Butterflies and transformation
Four Europeans were discussing the poetic nature of their languages. The Englishman said, “Take the word ‘butterfly.’ It is so descriptive.” The Italian said, “Our word is ‘mariposa,’ so apt, almost musical.” The Frenchman said, “We have the best word for butterfly, ‘papillon!’ It is musical and descriptive.” The German spoke up, “Und vat ist wrong mit schmetterling?”
An American Indian legend says, “If anyone desires a wish to come true, they must first capture a butterfly and whisper that wish to it. Since a butterfly can make no sound, the butterfly can not reveal the wish to anyone but the Great Spirit who hears and sees all.”
Butterflies have often been a symbol of personal and spiritual transformation. Free spirits, they flutter about. Butterflies are the only known beings capable of changing their DNA entirely during their metamorphosis from caterpillar to adult butterfly. You could call it a rebirth.
Spiritual transformation, like the metamorphosis of the butterfly, is difficult and often painful. In order to change, to fly free, we must embrace the growing pains. Emerging from fear and darkness into the light makes us embrace the healing, growing and liberating transformation.
The fascinating life of the butterfly teaches us about our metamorphosis. The Monarch butterfly, for example, migrates to Mexico. But it is not the generation that left Mexico the previous year that returns. It takes four generations to complete the trip. Somehow the offspring of the Monarch ancestors absorb the message from their ancestors and complete the life journey as nature intended.
The parallel struck me, how my ancestors migrated from Germany to Russia in 1744, then from Russia to Canada in 1912. They too passed on their faith story, their culture and traditions through successive generations and different languages so that our developing spiritual consciousness could absorb and benefit from all that faith and tradition offer.
How is this accomplished? The butterfly teaches us much. The parent butterfly has sensors in its feet that taste the leaves to make sure their offspring have the best food.
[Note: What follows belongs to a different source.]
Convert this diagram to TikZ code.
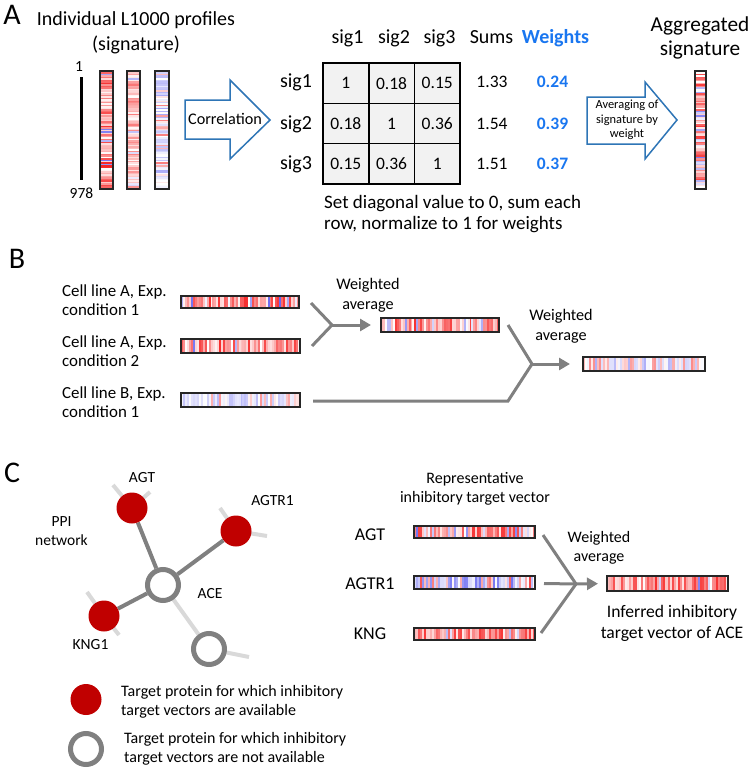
\documentclass[tikz,border=0pt]{standalone}
\usepackage{fontspec}
\setmainfont{Carlito}
\usetikzlibrary{calc,arrows.meta,backgrounds}

\definecolor{arrowblue}{RGB}{46,117,182}
\definecolor{weightblue}{RGB}{25,118,240}
\definecolor{protred}{RGB}{192,0,0}
\definecolor{edgegray}{RGB}{128,128,128}
\definecolor{stubgray}{RGB}{217,217,217}
\definecolor{cellgray}{RGB}{242,242,242}
\definecolor{sigred}{RGB}{245,20,20}
\definecolor{sigblue}{RGB}{50,50,235}

% colour of one stripe: share of blue, strongest tint
\newcommand{\pickstripe}[2]{%
  \pgfmathsetmacro\sgu{rnd}%
  \pgfmathsetmacro\sgv{rnd}%
  \ifdim\sgu pt<#1pt
    \pgfmathtruncatemacro\sgp{#2*\sgv*0.8}\edef\sgcol{sigblue!\sgp!white}%
  \else
    \pgfmathtruncatemacro\sgp{#2*\sgv}\edef\sgcol{sigred!\sgp!white}%
  \fi}

% horizontal signature: name, x1, y1, x2, y2, stripes, blue share, tint
\newcommand{\hsig}[8]{%
  \pgfmathsetmacro\sgw{(#4-#2)/#6}%
  \foreach \k in {1,...,#6}{%
    \pickstripe{#7}{#8}%
    \fill[\sgcol] ({#2+(\k-1)*\sgw},#3) rectangle ({#2+\k*\sgw},#5);
  }%
  \node[sigframe, anchor=north west, minimum width={(#4-#2)*1pt},
    minimum height={(#5-#3)*1pt}] (#1) at (#2,#3) {};}

% vertical signature, same arguments
\newcommand{\vsig}[8]{%
  \pgfmathsetmacro\sgw{(#5-#3)/#6}%
  \foreach \k in {1,...,#6}{%
    \pickstripe{#7}{#8}%
    \fill[\sgcol] (#2,{#3+(\k-1)*\sgw}) rectangle (#4,{#3+\k*\sgw});
  }%
  \node[sigframe, anchor=north west, minimum width={(#4-#2)*1pt},
    minimum height={(#5-#3)*1pt}] (#1) at (#2,#3) {};}

\tikzset{
  sigframe/.style={draw=black!85, line width=1.3pt, inner sep=0pt, outer sep=0pt},
  panel/.style={font=\fontsize{30}{36}\selectfont, inner sep=0pt},
  head/.style={font=\fontsize{20}{25}\selectfont, align=center, inner sep=0pt},
  lbl/.style={font=\fontsize{15.5}{19}\selectfont, align=center, inner sep=0pt},
  sig/.style={font=\fontsize{20}{24}\selectfont, anchor=base, inner sep=0pt},
  num/.style={font=\fontsize{17.5}{20}\selectfont, anchor=base, inner sep=0pt},
  wnum/.style={num, text=weightblue, font=\fontsize{17.5}{20}\selectfont\bfseries},
  cell/.style={draw=black, line width=1.6pt, fill=cellgray, minimum width=45.7pt,
    minimum height=40.3pt, inner sep=0pt, font=\fontsize{17.5}{20}\selectfont},
  blockarrow/.style={draw=arrowblue, line width=1.5pt, fill=white, line join=miter},
  merge/.style={draw=edgegray, line width=3pt},
  mergeto/.style={merge, -{Triangle[length=11pt,width=12pt]}},
  prot/.style={circle, fill=protred, minimum size=31pt, inner sep=0pt},
  noprot/.style={circle, draw=edgegray, fill=white, line width=5pt, minimum size=31pt, inner sep=0pt},
  ppi/.style={draw=edgegray, line width=4pt},
  stub/.style={draw=stubgray, line width=4pt},
}

\begin{document}
\begin{tikzpicture}[x=1pt, y=-1pt]
\useasboundingbox (0,0) rectangle (750,768);
\pgfmathsetseed{11}

% ---------- A ----------
\node[panel] (labA) at (12,15) {A};
\node[head] (indiv) at (136,32.5) {Individual L1000 profiles\\(signature)};
\node[lbl, inner sep=1pt] (top1) at (79,67) {1};
\node[lbl, inner sep=1pt] (top978) at (81.5,193) {978};
\draw[line width=3pt, shorten <=4pt, shorten >=6pt] (top978.north |- top1.south) -- (top978.north);

\vsig{sA1}{100}{71}{113}{189}{80}{0.08}{95}
\vsig{sA2}{127}{71}{140}{189}{80}{0.06}{60}
\vsig{sA3}{155}{71}{169}{189}{80}{0.75}{55}

\draw[blockarrow] (185,100) -- (230,100) -- (230,80) -- (270,120)
  -- (230,159) -- (230,139) -- (185,139) -- cycle;
\node[lbl, font=\fontsize{16.2}{19}\selectfont] (corr) at (225,119) {Correlation};

% correlation matrix
\foreach \vals [count=\r] in {{1,0.18,0.15},{0.18,1,0.36},{0.15,0.36,1}}
  \foreach \v [count=\c] in \vals
    \node[cell] (m\r\c) at ({323+45.7*(\c-0.5)},{63+40.3*(\r-0.5)}) {\v};

\node[sig] (colS1) at (347.5,44) {sig1};
\node[sig] (colS2) at (394,44) {sig2};
\node[sig] (colS3) at (439.5,44) {sig3};
\node[sig] (colSum) at (491.5,44) {Sums};
\node[sig, text=weightblue, font=\fontsize{20}{24}\selectfont\bfseries] (colW) at (555.5,44) {Weights};

\foreach \y/\s/\w [count=\r] in {88/1.33/0.24, 129/1.54/0.39, 169/1.51/0.37} {
  \node[sig] (row\r) at (296,\y) {sig\r};
  \node[num] (sum\r) at (492,\y) {\s};
  \node[wnum] (w\r) at (552.5,\y) {\w};
}

\node[lbl, font=\fontsize{19}{21}\selectfont, align=left, anchor=west] (note) at (324,214.5)
  {Set diagonal value to 0, sum each\\row, normalize to 1 for weights};

\draw[blockarrow] (587,97) -- (645,97) -- (645,82) -- (677,120)
  -- (645,159) -- (645,144) -- (587,144) -- cycle;
\node[lbl, font=\fontsize{12.4}{14.5}\selectfont] (avgw) at (627,120) {Averaging of\\signature by\\weight};

\node[head, font=\fontsize{21.3}{24}\selectfont] (aggr) at (700,37.5) {Aggregated\\signature};
\vsig{sAgg}{695}{71}{706}{189}{80}{0.25}{85}

% ---------- B ----------
\node[panel] (labB) at (17,259) {B};
\node[lbl, align=left, anchor=west, font=\fontsize{16.9}{19}\selectfont] (cA1) at (62,300) {Cell line A, Exp.\\condition 1};
\node[lbl, align=left, anchor=west, font=\fontsize{16.9}{19}\selectfont] (cA2) at (62,351.5) {Cell line A, Exp.\\condition 2};
\node[lbl, align=left, anchor=west, font=\fontsize{16.9}{19}\selectfont] (cB1) at (62,402) {Cell line B, Exp.\\condition 1};

\hsig{bA1}{181}{296}{299}{308}{60}{0.1}{95}
\hsig{bA2}{181}{339}{300}{353}{60}{0.08}{90}
\hsig{bB1}{181}{393}{300}{407}{60}{0.7}{45}
\hsig{bAv}{381}{318}{499}{332}{60}{0.2}{90}
\hsig{bFin}{583}{357}{705}{371}{60}{0.65}{50}

\coordinate (jB1) at (332,325);
\coordinate (jB2) at (532,364);
\coordinate (kB2) at (508,401);
\draw[merge] ($(bA1.east)+(12,1)$) -- (jB1) -- ($(bA2.east)+(12,0)$);
\draw[mergeto, shorten >=10pt] (jB1) -- (bAv.west);
\node[lbl, font=\fontsize{16.2}{20}\selectfont] (wavg1) at (368,295) {Weighted\\average};

\draw[merge] ($(bAv.east)+(9,0)$) -- (jB2) -- (kB2) -- ($(bB1.east)+(13,1)$);
\draw[mergeto, shorten >=13pt] (jB2) -- (bFin.west);
\node[lbl, font=\fontsize{16.2}{20}\selectfont] (wavg2) at (561,326) {Weighted\\average};

% ---------- C ----------
\node[panel] (labC) at (12,473) {C};

\node[prot] (agt) at (132,508) {};
\node[prot] (agtr) at (236,531) {};
\node[noprot] (ace) at (163,585) {};
\node[prot] (kng) at (104,616) {};
\node[noprot] (other) at (209,649) {};

\begin{scope}[on background layer]
  \draw[stub] (agt.center) -- (113,485);
  \draw[stub] (agt.center) -- (150,492);
  \draw[stub] (agtr.center) -- (220,508);
  \draw[stub] (agtr.center) -- (267,536);
  \draw[stub] (kng.center) -- (87,592);
  \draw[stub] (kng.center) -- (119,635);
  \draw[stub] (other.center) -- (249,657);
  \draw[stub] (ace) -- (other);
  \draw[ppi] (agt) -- (ace);
  \draw[ppi] (agtr) -- (ace);
  \draw[ppi] (kng) -- (ace);
\end{scope}

\node[lbl] (nAgt) at (142,478) {AGT};
\node[lbl] (nAgtr) at (272.5,501) {AGTR1};
\node[lbl] (ppinet) at (61.5,531) {PPI\\network};
\node[lbl] (nAce) at (210,593.5) {ACE};
\node[lbl] (nKng) at (90.5,644.5) {KNG1};

\node[prot] (legAv) at (86,699.5) {};
\node[lbl, align=left, anchor=west, font=\fontsize{16}{19}\selectfont] (legAvTxt) at (121,701.5)
  {Target protein for which inhibitory\\target vectors are available};
\node[noprot] (legNo) at (86,749) {};
\node[lbl, align=left, anchor=west, font=\fontsize{16}{19}\selectfont] (legNoTxt) at (124,748.5)
  {Target protein for which inhibitory\\target vectors are not available};

\node[lbl, font=\fontsize{16}{19}\selectfont] (repr) at (475,488.5) {Representative\\inhibitory target vector};
\node[lbl, font=\fontsize{18}{22}\selectfont] (rAgt) at (370,535) {AGT};
\node[lbl, font=\fontsize{18}{22}\selectfont] (rAgtr) at (370,584) {AGTR1};
\node[lbl, font=\fontsize{18}{22}\selectfont] (rKng) at (370,634) {KNG};

\hsig{vAgt}{414}{526}{535}{538}{60}{0.12}{85}
\hsig{vAgtr}{414}{576}{535}{589}{60}{0.7}{85}
\hsig{vKng}{414}{628}{535}{640}{60}{0.15}{85}
\hsig{vAce}{607}{576}{728}{591}{60}{0.12}{90}

\coordinate (jC) at (576,584);
\draw[merge] ($(vAgt.east)+(8,3)$) -- (jC) -- ($(vKng.east)+(6,-1)$);
\draw[merge] ($(vAgtr.east)+(9,1)$) -- (jC);
\draw[mergeto, shorten >=9pt] (jC) -- (vAce.west);
\node[lbl, font=\fontsize{16}{19}\selectfont] (wavg3) at (599,547.5) {Weighted\\average};
\node[lbl, font=\fontsize{17.6}{21}\selectfont] (infer) at (672,623.5) {Inferred inhibitory\\target vector of ACE};

\end{tikzpicture}
\end{document}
Then they lay their eggs on the leaves. The larva, pupa and butterfly stages follow.
The struggle in the life of the lowly larva teaches us more. The larva forages on leaves and plant matter, while the adult butterfly, after its painful transition from the pupa, feeds on sweet nectar and sugary delights. The food of the gods!
My parents, too, provided only the best place secure enough for me to grow, open enough for my imagination, and peaceful enough when I needed rest. I thank them for their inspiration, their example of living close to the God of their faith. Some of this turning to the Lord becomes instinctual and is inherent in all that has been passed on to me through several generations and languages.
Maybe it is species specific, this instinct for the eternal. Thornton Wilder says in Our Town, everyone knows that there is something eternal. We just seem to be always forgetting it. But tradition is alive! This force binds us so powerfully that we will fight to uphold tradition and model our lives after it.
Let me conclude with Mary Meeker’s butterfly wisdom: “When, within our souls and psyches we are made aware of a safe but insistent drum beat, repeated like butterfly wings in motion, we sense the message… that our inner self has begun its search for freedom.”